Sedgefield Country Club is a 1929 Donald Ross design and, at par 70 and 7,127 yards, one of the shortest courses on Tour. Woods was able to hit a steady diet of fairway woods and 2-irons off the tee. When he reached for the driver, it didn’t get him into trouble.

“He only hit one bad shot, on eight off the tee,” fellow playing competitor Brooks Koepka said. “Drove the ball extremely well. I was impressed.”

Woods rolled in a 10-footer at 18 for his fourth birdie of the day and toured his first nine in 3-under 32. When he made a 6-foot birdie at the first, Woods was tied for second. (It’s been a long time since those words were typed.) At the fourth, he rifled an iron to 12 feet. But as soon as his birdie putt left his flatstick, Woods started to walk after it, thinking he pushed it. Not much, apparently, because he stopped in his tracks halfway as the putt sneaked into the hole. All he could do was smile. He added his seventh and final birdie of the day one hole later.

As good as Woods played, we’ve seen this movie before. One good round launches a new wave of proclamations that he’s back. The seeds of confidence could grow in the days to come, but leave it to LaCava to be the voice of reason.

“He needs a round like this,” LaCava said, “but let’s not make it out to be too much.”

Given the soft conditions and preferred lies, scoring figures to be low. Bill Haas estimated 20 under might be the winning score, and even that figure could be light. Woods knows he will have to back up his good round with another one, and probably another two after that.

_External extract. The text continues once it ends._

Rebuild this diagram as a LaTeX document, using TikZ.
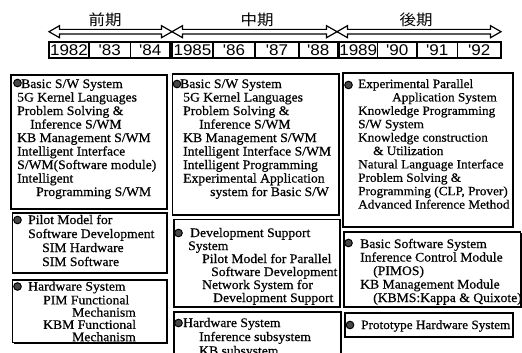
\documentclass[tikz,border=0pt]{standalone}
\usepackage{fontspec}
\setmainfont{Liberation Serif}[FakeStretch=1.05, FakeBold=0.6]
\newfontfamily\yearfont{Liberation Sans}[FakeStretch=1.1]
\newfontfamily\jpfont{Noto Sans CJK JP}[FakeStretch=1.1]
\usetikzlibrary{shadows}
\newcommand\panelbox[5]{%
  \node[panel, minimum width={(#4-#2)*1pt}, minimum height={(#5-#3)*1pt}] (#1) at (#2,#3) {};}
\newcommand\harr[2]{%
  \draw[harrow] (#1,31.7) -- ({#1+10.5},25.7) -- ({#1+10.5},29.4) -- ({#2-10.5},29.4)
    -- ({#2-10.5},25.7) -- (#2,31.7) -- ({#2-10.5},37.7) -- ({#2-10.5},34)
    -- ({#1+10.5},34) -- ({#1+10.5},37.7) -- cycle;}
\begin{document}
\begin{tikzpicture}[x=1pt,y=-1pt,
  panel/.style={draw, line width=1.2pt, fill=white, anchor=north west, inner sep=0pt, outer sep=0pt,
    drop shadow={shadow xshift=1.1pt, shadow yshift=-1.1pt, opacity=1, fill=black}},
  yearbox/.style={draw, line width=1.2pt, inner sep=0pt, minimum height=16pt, text height=11pt,
    text depth=0pt, font=\yearfont\fontsize{15.5}{16}\selectfont},
  txt/.style={anchor=north west, inner sep=0pt, align=left, font=\fontsize{13}{#1}\selectfont},
  txtR/.style={anchor=north west, inner sep=0pt, align=left, font=\fontsize{12.6}{#1}\selectfont},
  bul/.style={circle, draw=black, fill=black!72, line width=1pt, inner sep=0pt, minimum size=7.6pt},
  period/.style={font=\jpfont\fontsize{15}{16}\selectfont, inner sep=0pt},
  harrow/.style={draw, line width=1.2pt, line join=miter, fill=white}
]
\useasboundingbox (0,0) rectangle (522,353);
\clip (0,0) rectangle (522,353);

% period labels and arrows
\node[period] (p1) at (105,20) {前期};
\node[period] (p2) at (257,20) {中期};
\node[period] (p3) at (416,20) {後期};
\harr{49}{172}
\harr{172}{337}
\harr{337}{501}

% year row
\node[yearbox, minimum width=40pt]   (y82) at (69,50)     {1982};
\node[yearbox, minimum width=41.5pt] (y83) at (109.75,50) {'83};
\node[yearbox, minimum width=39.5pt] (y84) at (150.25,50) {'84};
\node[yearbox, minimum width=41pt]   (y85) at (192.5,50)  {1985};
\node[yearbox, minimum width=42pt]   (y86) at (234,50)    {'86};
\node[yearbox, minimum width=44pt]   (y87) at (277,50)    {'87};
\node[yearbox, minimum width=38.5pt] (y88) at (318.25,50) {'88};
\node[yearbox, minimum width=38.5pt] (y89) at (358.25,50) {1989};
\node[yearbox, minimum width=39.5pt] (y90) at (397.25,50) {'90};
\node[yearbox, minimum width=40.5pt] (y91) at (437.25,50) {'91};
\node[yearbox, minimum width=43.5pt] (y92) at (479.25,50) {'92};

% panels
\panelbox{a1}{11}{75}{167}{209}
\panelbox{a2}{12.5}{213}{167}{273}
\panelbox{a3}{12.5}{280}{167}{342.5}
\panelbox{b1}{172.5}{74}{339}{215}
\panelbox{b2}{174}{219.5}{340}{307}
\panelbox{b3}{174}{312}{341}{370}
\panelbox{c1}{343}{73}{513}{227}
\panelbox{c2}{344}{232}{520.5}{307}
\panelbox{c3}{345}{313}{513}{337}

% left column
\node[txt=13.5] (a1t) at (17,78.35) {\strut\hspace*{4pt}Basic S/W System\\
  5G Kernel Languages\\ Problem Solving \&\\ \hspace*{13pt}Inference S/WM\\
  KB Management S/WM\\ Intelligent Interface\\ S/WM(Software module)\\
  Intelligent\\ \hspace*{19pt}Programming S/WM};
\node[bul] (a1b) at (17.5,83) {};
\node[txt=14] (a2t) at (28,214) {\strut Pilot Model for\\ Software Development\\
  \hspace*{14pt}SIM Hardware\\ \hspace*{14pt}SIM Software};
\node[bul] (a2b) at (17.5,220) {};
\node[txt=12.3] (a3t) at (28,281.4) {\strut Hardware System\\ \hspace*{15pt}PIM Functional\\
  \hspace*{44pt}Mechanism\\ \hspace*{15pt}KBM Functional\\ \hspace*{44pt}Mechanism};
\node[bul] (a3b) at (17.5,286.5) {};

% middle column
\node[txt=13.5] (b1t) at (180,78.35) {\strut Basic S/W System\\
  \hspace*{3pt}5G Kernel Languages\\ \hspace*{3pt}Problem Solving \&\\
  \hspace*{19pt}Inference S/WM\\ \hspace*{3pt}KB Management S/WM\\
  \hspace*{3pt}Intelligent Interface S/WM\\ \hspace*{3pt}Intelligent Programming\\
  \hspace*{3pt}Experimental Application\\ \hspace*{30pt}system for Basic S/W};
\node[bul] (b1b) at (177,84) {};
\node[txt=13] (b2t) at (188,227.7) {\strut\hspace*{2pt}Development Support\\ System\\
  \hspace*{14pt}Pilot Model for Parallel\\ \hspace*{23pt}Software Development\\
  \hspace*{14pt}Network System for\\ \hspace*{25pt}Development Support};
\node[bul] (b2b) at (178.5,233) {};
\node[txt=14] (b3t) at (183,317) {\strut Hardware System\\ \hspace*{16pt}Inference subsystem\\
  \hspace*{16pt}KB subsystem};
\node[bul] (b3b) at (178.5,323) {};

% right column
\node[txtR=13.4] (c1t) at (358,78.42) {\strut Experimental Parallel\\
  \hspace*{34pt}Application System\\ Knowledge Programming\\ S/W System\\
  Knowledge construction\\ \hspace*{15pt}\& Utilization\\ Natural Language Interface\\
  Problem Solving \&\\ Programming (CLP, Prover)\\ Advanced Inference Method};
\node[bul] (c1b) at (348.5,85) {};
\node[txt=13.5] (c2t) at (360,238.35) {\strut Basic Software System\\
  Inference Control Module\\ \hspace*{13pt}(PIMOS)\\ KB Management Module\\
  \hspace*{13pt}(KBMS:Kappa \& Quixote)};
\node[bul] (c2b) at (348.5,243) {};
\node[txtR=13.5] (c3t) at (361,319.35) {\strut Prototype Hardware System};
\node[bul] (c3b) at (350,325) {};
\end{tikzpicture}
\end{document}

“When it’s like this,” Woods said, “you’ve got to throw darts and go low.”

For one day, at least, Woods got some support from his flatstick. In addition to making birdie putts of 6-12 feet with regularity, Woods made round-saving par putts at 16 and at the ninth, his last hole of the day.

“I feel more energetic when I make those putts than I do a birdie,” Woods said.

That energy was contagious. Seeing Woods’ name shoot up the leaderboard sent the crowd into a frenzy. It had a similar effect on Koepka.

“If you can’t get amped up for Tiger Woods, there’s something wrong with you,” said the long-hitting Koepka, who shot 67. “It gets the blood flowing. You have no problem waking up this morning, I promise you that.”

Not on a morning when Woods awakened the echoes of his greatness.